My first thought was WINS (When I'm Not Sailing) Environmental. The wife didn't like that one. We also discussed Fair Winds Consulting but thought too many people would think it is a wind energy consulting company.

So I thought I would ask those on this forum if they had any suggestions. I would like something related to sailing and it would end with Environmental, Consulting or Associates. 

Please let me know if you have any suggestions. If I like it and use it, I will send you a some local brewed beer and wine.

Thanks


----------



## QuickMick (Oct 15, 2009)

big blue enviornmental
blue water associates
aquarius enviornmental


----------



## Sublime (Sep 11, 2010)

Clean Slate Environmental

*Clean Slate*-A slate tablet was kept near the helm on which the watch keeper would record the speeds, distances, headings and tacks during the watch. If there were no problems during the watch, the slate would be wiped clean so that the new watch could start over with a clean slate.


----------



## JKCatalina310 (Nov 18, 2010)

QuickMick said:


> big blue enviornmental
> blue water associates
> aquarius enviornmental


Blue Water was another one that I thought about to.

Thanks


----------



## Boasun (Feb 10, 2007)

you could try "Nauti Solutions" for one... Or "Nautical solutions" for another.
King Neptune's Cleanup.
Proseidon enviornmental Consultants.
Or other twists with either Nautical, King Neptune or Proseidon twists on the name.


----------



## Tim R. (Mar 23, 2003)

Nautical themed is good. My business is True North Marine Services.

Marine Abatement Consultants? MAC. Marineabatementconsultants.com is available.

Domain Name Search Results

Whatever you decide, make sure the internet domain is available. Goto Domain Names, Web Hosting and Online Marketing Services | Network Solutions and search to test your domain.
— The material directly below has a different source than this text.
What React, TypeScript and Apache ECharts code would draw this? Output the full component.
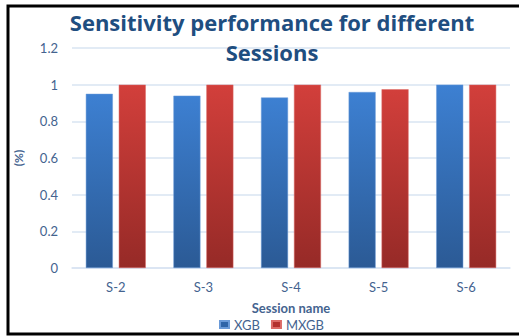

Another good tip is to pick a name that would come up as the first choice in a given letter if someone where to look in a phone book(online or actual). Ex: ABC services, BAA Marine, etc. The catchy acronym is a good idea.


----------



## JKCatalina310 (Nov 18, 2010)

*Thanks for the suggestions*

And I agree completely about the web domain side. That is all most firms in my industry do for advertising.


----------



## JKCatalina310 (Nov 18, 2010)

Dam, Clean Slate is out. There is already a company named that and they work in my state.


----------



## rmeador (Jan 16, 2010)

Also be careful when you're looking to see if the domain name is available... some unscrupulous domain name registrars will actually buy the names people search for if the people doing the searching don't buy them, so when they form their company and come back a couple weeks later to buy it, it's owned by a domain squatter and they sell it at a marked up price. It's safer to do a WHOIS lookup (type that into google to find one) and if there is no result, assume the domain is available -- create a short list this way, then go to your registrar of choice and buy the first one that comes up as truly available.


----------



## Sublime (Sep 11, 2010)

JKCatalina310 said:


> Dam, Clean Slate is out. There is already a company named that and they work in my state.


How dare they!

Leeway Environmental?
Reach Environmental?
Hitch Consulting?
Brightwork Environmental?
Skeg Consulting (fitting the rudder attaches to)
Gimbals something something? (a fitting that keeps potentially dangerous things upright when the boat heels)
Fender Environmental Consulting?
Sculling something something?


----------